*EXERCISE PROMPT*: Only a number is wanted here: the number of lines of the data that include "matplotlib".

*MATERIAL*:
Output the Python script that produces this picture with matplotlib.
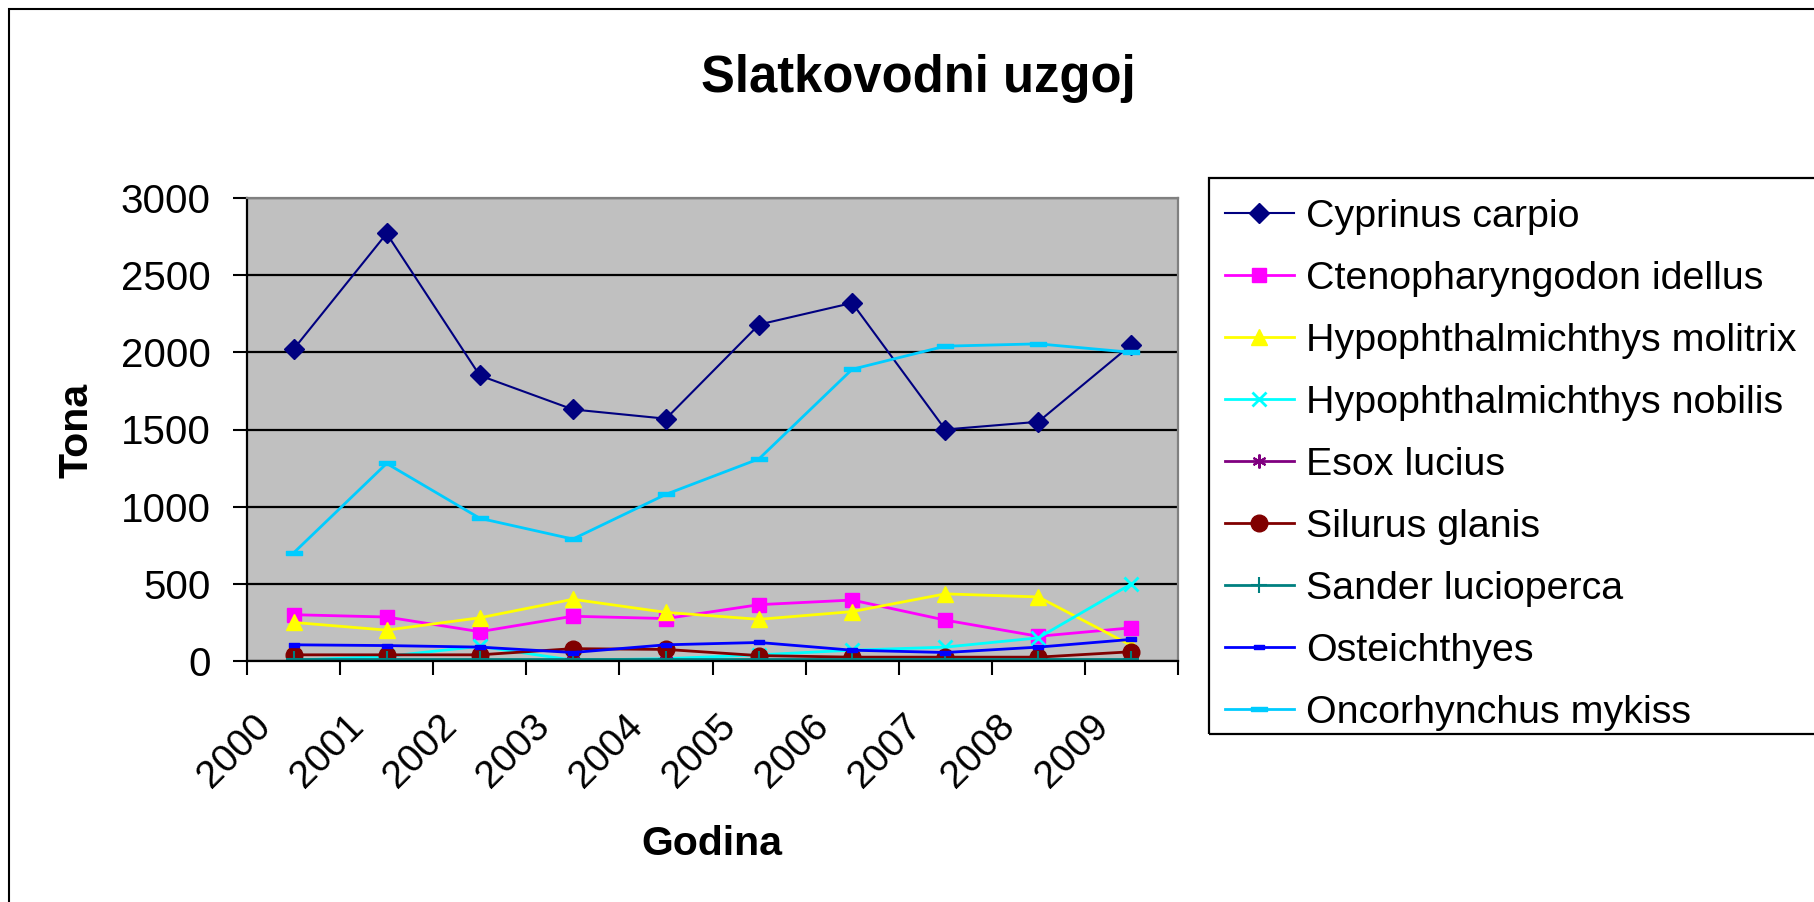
import numpy as np
import matplotlib.pyplot as plt
from matplotlib.path import Path
from matplotlib.patches import Rectangle
import matplotlib.transforms as mtransforms

plt.rcParams['font.family'] = ['Liberation Sans', 'DejaVu Sans']

# podaci (tona po godini)
years = ['2000', '2001', '2002', '2003', '2004', '2005', '2006', '2007', '2008', '2009']
cyprinus = [2020, 2770, 1850, 1630, 1570, 2180, 2320, 1500, 1550, 2050]
ctenopharyngodon = [300, 285, 190, 290, 275, 365, 395, 265, 160, 215]
molitrix = [250, 200, 280, 400, 315, 270, 320, 435, 415, 100]
nobilis = [5, 30, 95, 5, 15, 40, 70, 90, 150, 500]
esox = [5, 5, 5, 5, 5, 5, 5, 5, 5, 5]
silurus = [40, 40, 40, 80, 75, 35, 25, 25, 25, 60]
sander = [10, 10, 10, 10, 10, 10, 10, 10, 10, 10]
osteichthyes = [105, 100, 90, 55, 105, 120, 70, 55, 90, 140]
oncorhynchus = [700, 1280, 925, 790, 1080, 1310, 1890, 2040, 2055, 2000]

names = ['Cyprinus carpio', 'Ctenopharyngodon idellus', 'Hypophthalmichthys molitrix',
         'Hypophthalmichthys nobilis', 'Esox lucius', 'Silurus glanis',
         'Sander lucioperca', 'Osteichthyes', 'Oncorhynchus mykiss']
values = [cyprinus, ctenopharyngodon, molitrix, nobilis, esox, silurus,
          sander, osteichthyes, oncorhynchus]

# Excel-ov "dash" marker
dash = Path([(-1, -0.28), (1, -0.28), (1, 0.28), (-1, 0.28), (-1, -0.28)],
            [Path.MOVETO, Path.LINETO, Path.LINETO, Path.LINETO, Path.CLOSEPOLY])
dash2 = Path([(-1, -0.5), (1, -0.5), (1, 0.5), (-1, 0.5), (-1, -0.5)],
             [Path.MOVETO, Path.LINETO, Path.LINETO, Path.LINETO, Path.CLOSEPOLY])

styles = [
    dict(color='#000080', marker='D', ms=10, lw=1.5),
    dict(color='#FF00FF', marker='s', ms=10, lw=2),
    dict(color='#FFFF00', marker='^', ms=12, lw=2),
    dict(color='#00FFFF', marker='x', ms=10, lw=2, mew=2),
    dict(color='#800080', marker=(6, 2, 0), ms=10, lw=2, mew=1.5),
    dict(color='#800000', marker='o', ms=12, lw=2),
    dict(color='#008080', marker='+', ms=11, lw=2, mew=1.5),
    dict(color='#0000FF', marker=dash2, ms=7, lw=2),
    dict(color='#00CCFF', marker=dash, ms=12, lw=2),
]

W, H = 1814, 902
fig = plt.figure(figsize=(W / 100, H / 100), dpi=100)
ax = fig.add_axes([247 / W, 1 - 661 / H, (1178 - 247) / W, (661 - 198) / H])
ax.set_facecolor('#C0C0C0')

x = np.arange(len(years))
for name, vals, st in zip(names, values, styles):
    ax.plot(x, vals, label=name, mec=st['color'], mfc=st['color'], **st)

ax.set_xlim(-0.5, len(years) - 0.5)
ax.set_ylim(0, 3000)
ax.set_yticks(np.arange(0, 3001, 500))
ax.yaxis.grid(True, color='black', lw=1.6)
ax.set_axisbelow(True)

# x os: kvacice na granicama kategorija, oznake u sredini
ax.set_xticks(np.arange(-0.5, len(years), 1.0))
ax.set_xticklabels([])
ax.set_xticks(x, minor=True)
ax.set_xticklabels(years, minor=True, rotation=45, ha='right', va='top', fontsize=28)
ax.tick_params(axis='x', which='minor', length=0, pad=34)
ax.tick_params(axis='both', which='major', direction='out', length=10, width=1.5)
ax.tick_params(axis='y', labelsize=29, pad=16)
off = mtransforms.ScaledTranslation(-16 / 100, 0, fig.dpi_scale_trans)
for lab in ax.get_xticklabels(minor=True):
    lab.set_transform(lab.get_transform() + off)

for s in ['left', 'bottom']:
    ax.spines[s].set_color('black')
    ax.spines[s].set_linewidth(1.6)
for s in ['top', 'right']:
    ax.spines[s].set_color('#808080')
    ax.spines[s].set_linewidth(1.6)

fig.text(918 / W, 1 - 92 / H, 'Slatkovodni uzgoj', fontsize=36.5, fontweight='bold',
         ha='center', va='baseline')
fig.text(77 / W, 1 - 430 / H, 'Tona', fontsize=29.5, fontweight='bold',
         rotation=90, ha='center', va='center')
fig.text(712 / W, 1 - 855 / H, 'Godina', fontsize=29.5, fontweight='bold',
         ha='center', va='baseline')

leg = ax.legend(loc='upper left', bbox_to_anchor=(1215 / W, 1 - 189 / H),
                bbox_transform=fig.transFigure, borderaxespad=0, fontsize=28.4,
                handlelength=1.75, handletextpad=0.3, borderpad=0.25,
                labelspacing=0.66, numpoints=1, frameon=False)

# okvir legende (desni rub izlazi izvan slike)
fig.add_artist(Rectangle((1209 / W, 1 - 734 / H), 0.5, (734 - 178) / H,
                         transform=fig.transFigure, fill=False, edgecolor='black',
                         lw=1.6, clip_on=False))

# okvir grafikona
fig.add_artist(Rectangle((9 / W, -0.5), 2, 1.5 - 9 / H, transform=fig.transFigure,
                         fill=False, edgecolor='black', lw=1.5, clip_on=False))

plt.savefig('out.png', dpi=100)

*TASK ANSWER*: 5